* _Data lines_:
## START

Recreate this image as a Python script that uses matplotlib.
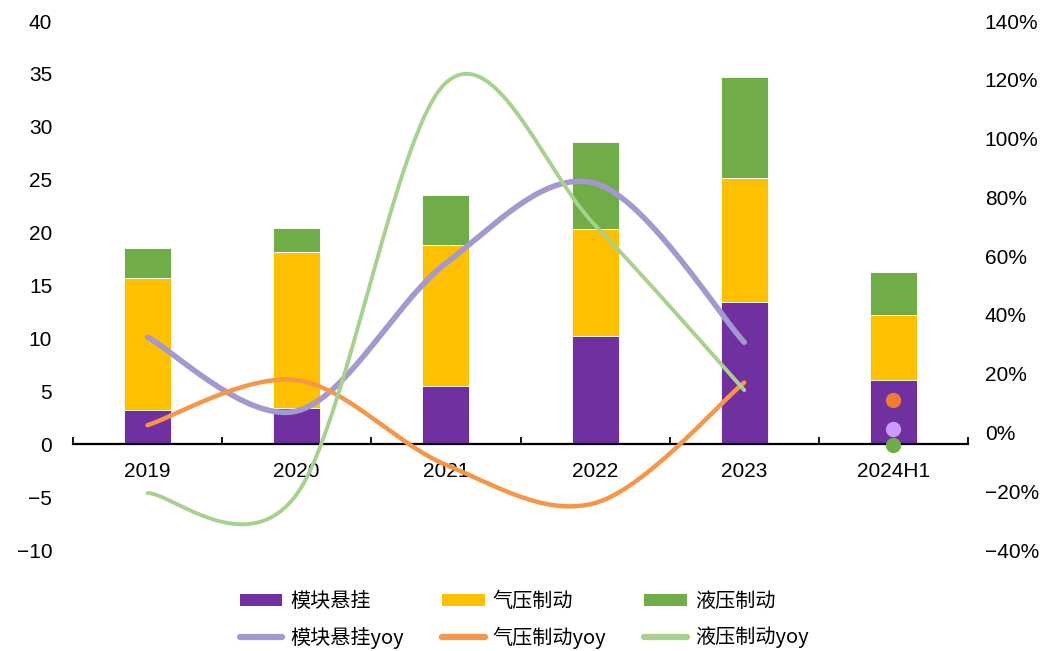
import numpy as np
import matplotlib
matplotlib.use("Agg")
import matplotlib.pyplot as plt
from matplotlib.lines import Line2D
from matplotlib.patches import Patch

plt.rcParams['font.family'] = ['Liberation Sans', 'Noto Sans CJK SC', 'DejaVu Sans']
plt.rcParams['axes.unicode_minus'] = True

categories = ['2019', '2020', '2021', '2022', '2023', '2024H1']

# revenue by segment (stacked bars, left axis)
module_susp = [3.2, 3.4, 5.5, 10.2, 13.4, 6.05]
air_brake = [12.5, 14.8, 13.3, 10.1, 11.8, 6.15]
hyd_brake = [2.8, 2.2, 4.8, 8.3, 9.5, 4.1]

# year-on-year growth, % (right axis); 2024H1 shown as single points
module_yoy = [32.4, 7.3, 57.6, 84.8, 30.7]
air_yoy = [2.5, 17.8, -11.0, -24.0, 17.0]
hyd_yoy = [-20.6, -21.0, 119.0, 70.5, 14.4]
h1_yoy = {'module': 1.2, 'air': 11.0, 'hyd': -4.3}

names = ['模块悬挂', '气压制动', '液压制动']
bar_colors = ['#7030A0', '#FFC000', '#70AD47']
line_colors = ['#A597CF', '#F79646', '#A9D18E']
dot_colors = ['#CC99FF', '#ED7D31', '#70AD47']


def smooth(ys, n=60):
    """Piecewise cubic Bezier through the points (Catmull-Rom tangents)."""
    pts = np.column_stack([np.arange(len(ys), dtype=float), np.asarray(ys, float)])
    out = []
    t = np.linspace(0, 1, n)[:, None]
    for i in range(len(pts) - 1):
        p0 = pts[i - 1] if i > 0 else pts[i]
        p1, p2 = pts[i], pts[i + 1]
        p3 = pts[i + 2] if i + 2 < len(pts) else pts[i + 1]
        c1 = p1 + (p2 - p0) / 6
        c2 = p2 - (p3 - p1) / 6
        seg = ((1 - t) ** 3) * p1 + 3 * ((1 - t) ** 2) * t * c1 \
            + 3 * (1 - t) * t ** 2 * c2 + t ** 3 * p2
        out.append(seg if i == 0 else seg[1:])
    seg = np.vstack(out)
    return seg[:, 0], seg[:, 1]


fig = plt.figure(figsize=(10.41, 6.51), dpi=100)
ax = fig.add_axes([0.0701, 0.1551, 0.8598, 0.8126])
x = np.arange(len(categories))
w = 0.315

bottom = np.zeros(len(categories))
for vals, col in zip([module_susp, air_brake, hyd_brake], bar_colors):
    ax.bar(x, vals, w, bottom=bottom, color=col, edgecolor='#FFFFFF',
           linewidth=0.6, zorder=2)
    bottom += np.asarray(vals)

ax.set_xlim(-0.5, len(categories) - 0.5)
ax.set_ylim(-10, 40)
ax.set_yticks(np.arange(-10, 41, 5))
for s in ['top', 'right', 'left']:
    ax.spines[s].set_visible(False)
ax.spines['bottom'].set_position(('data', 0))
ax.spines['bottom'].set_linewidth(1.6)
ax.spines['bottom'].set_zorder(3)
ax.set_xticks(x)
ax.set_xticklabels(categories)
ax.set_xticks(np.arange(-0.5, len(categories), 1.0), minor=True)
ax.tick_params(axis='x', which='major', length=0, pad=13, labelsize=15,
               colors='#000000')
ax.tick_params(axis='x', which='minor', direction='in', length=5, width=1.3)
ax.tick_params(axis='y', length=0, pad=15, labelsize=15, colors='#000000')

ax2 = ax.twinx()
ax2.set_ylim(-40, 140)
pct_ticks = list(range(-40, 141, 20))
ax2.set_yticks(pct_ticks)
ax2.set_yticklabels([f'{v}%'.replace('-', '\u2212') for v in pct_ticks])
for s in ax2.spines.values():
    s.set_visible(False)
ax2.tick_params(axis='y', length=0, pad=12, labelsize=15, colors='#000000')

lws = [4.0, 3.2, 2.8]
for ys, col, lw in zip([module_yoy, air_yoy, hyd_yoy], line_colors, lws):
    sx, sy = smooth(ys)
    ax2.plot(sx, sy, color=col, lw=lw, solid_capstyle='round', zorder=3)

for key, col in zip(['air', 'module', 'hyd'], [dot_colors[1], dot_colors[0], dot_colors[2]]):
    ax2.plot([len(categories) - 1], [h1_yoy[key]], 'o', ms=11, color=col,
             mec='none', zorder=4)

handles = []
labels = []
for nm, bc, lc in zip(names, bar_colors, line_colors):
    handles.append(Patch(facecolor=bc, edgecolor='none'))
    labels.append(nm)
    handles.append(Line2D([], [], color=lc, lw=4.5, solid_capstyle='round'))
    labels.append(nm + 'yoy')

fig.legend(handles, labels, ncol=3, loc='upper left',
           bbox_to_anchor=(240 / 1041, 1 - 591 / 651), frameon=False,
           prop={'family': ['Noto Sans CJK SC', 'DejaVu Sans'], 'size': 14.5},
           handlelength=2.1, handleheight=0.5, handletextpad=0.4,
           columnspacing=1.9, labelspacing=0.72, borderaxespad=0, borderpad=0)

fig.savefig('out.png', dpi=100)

## END

* _What you should do_:
Reproduce the full material exactly, excluding the pictures.

* _Answer in full_:
Recreate this image as a Python script that uses matplotlib.
import numpy as np
import matplotlib
matplotlib.use("Agg")
import matplotlib.pyplot as plt
from matplotlib.lines import Line2D
from matplotlib.patches import Patch

plt.rcParams['font.family'] = ['Liberation Sans', 'Noto Sans CJK SC', 'DejaVu Sans']
plt.rcParams['axes.unicode_minus'] = True

categories = ['2019', '2020', '2021', '2022', '2023', '2024H1']

# revenue by segment (stacked bars, left axis)
module_susp = [3.2, 3.4, 5.5, 10.2, 13.4, 6.05]
air_brake = [12.5, 14.8, 13.3, 10.1, 11.8, 6.15]
hyd_brake = [2.8, 2.2, 4.8, 8.3, 9.5, 4.1]

# year-on-year growth, % (right axis); 2024H1 shown as single points
module_yoy = [32.4, 7.3, 57.6, 84.8, 30.7]
air_yoy = [2.5, 17.8, -11.0, -24.0, 17.0]
hyd_yoy = [-20.6, -21.0, 119.0, 70.5, 14.4]
h1_yoy = {'module': 1.2, 'air': 11.0, 'hyd': -4.3}

names = ['模块悬挂', '气压制动', '液压制动']
bar_colors = ['#7030A0', '#FFC000', '#70AD47']
line_colors = ['#A597CF', '#F79646', '#A9D18E']
dot_colors = ['#CC99FF', '#ED7D31', '#70AD47']


def smooth(ys, n=60):
    """Piecewise cubic Bezier through the points (Catmull-Rom tangents)."""
    pts = np.column_stack([np.arange(len(ys), dtype=float), np.asarray(ys, float)])
    out = []
    t = np.linspace(0, 1, n)[:, None]
    for i in range(len(pts) - 1):
        p0 = pts[i - 1] if i > 0 else pts[i]
        p1, p2 = pts[i], pts[i + 1]
        p3 = pts[i + 2] if i + 2 < len(pts) else pts[i + 1]
        c1 = p1 + (p2 - p0) / 6
        c2 = p2 - (p3 - p1) / 6
        seg = ((1 - t) ** 3) * p1 + 3 * ((1 - t) ** 2) * t * c1 \
            + 3 * (1 - t) * t ** 2 * c2 + t ** 3 * p2
        out.append(seg if i == 0 else seg[1:])
    seg = np.vstack(out)
    return seg[:, 0], seg[:, 1]


fig = plt.figure(figsize=(10.41, 6.51), dpi=100)
ax = fig.add_axes([0.0701, 0.1551, 0.8598, 0.8126])
x = np.arange(len(categories))
w = 0.315

bottom = np.zeros(len(categories))
for vals, col in zip([module_susp, air_brake, hyd_brake], bar_colors):
    ax.bar(x, vals, w, bottom=bottom, color=col, edgecolor='#FFFFFF',
           linewidth=0.6, zorder=2)
    bottom += np.asarray(vals)

ax.set_xlim(-0.5, len(categories) - 0.5)
ax.set_ylim(-10, 40)
ax.set_yticks(np.arange(-10, 41, 5))
for s in ['top', 'right', 'left']:
    ax.spines[s].set_visible(False)
ax.spines['bottom'].set_position(('data', 0))
ax.spines['bottom'].set_linewidth(1.6)
ax.spines['bottom'].set_zorder(3)
ax.set_xticks(x)
ax.set_xticklabels(categories)
ax.set_xticks(np.arange(-0.5, len(categories), 1.0), minor=True)
ax.tick_params(axis='x', which='major', length=0, pad=13, labelsize=15,
               colors='#000000')
ax.tick_params(axis='x', which='minor', direction='in', length=5, width=1.3)
ax.tick_params(axis='y', length=0, pad=15, labelsize=15, colors='#000000')

ax2 = ax.twinx()
ax2.set_ylim(-40, 140)
pct_ticks = list(range(-40, 141, 20))
ax2.set_yticks(pct_ticks)
ax2.set_yticklabels([f'{v}%'.replace('-', '\u2212') for v in pct_ticks])
for s in ax2.spines.values():
    s.set_visible(False)
ax2.tick_params(axis='y', length=0, pad=12, labelsize=15, colors='#000000')

lws = [4.0, 3.2, 2.8]
for ys, col, lw in zip([module_yoy, air_yoy, hyd_yoy], line_colors, lws):
    sx, sy = smooth(ys)
    ax2.plot(sx, sy, color=col, lw=lw, solid_capstyle='round', zorder=3)

for key, col in zip(['air', 'module', 'hyd'], [dot_colors[1], dot_colors[0], dot_colors[2]]):
    ax2.plot([len(categories) - 1], [h1_yoy[key]], 'o', ms=11, color=col,
             mec='none', zorder=4)

handles = []
labels = []
for nm, bc, lc in zip(names, bar_colors, line_colors):
    handles.append(Patch(facecolor=bc, edgecolor='none'))
    labels.append(nm)
    handles.append(Line2D([], [], color=lc, lw=4.5, solid_capstyle='round'))
    labels.append(nm + 'yoy')

fig.legend(handles, labels, ncol=3, loc='upper left',
           bbox_to_anchor=(240 / 1041, 1 - 591 / 651), frameon=False,
           prop={'family': ['Noto Sans CJK SC', 'DejaVu Sans'], 'size': 14.5},
           handlelength=2.1, handleheight=0.5, handletextpad=0.4,
           columnspacing=1.9, labelspacing=0.72, borderaxespad=0, borderpad=0)

fig.savefig('out.png', dpi=100)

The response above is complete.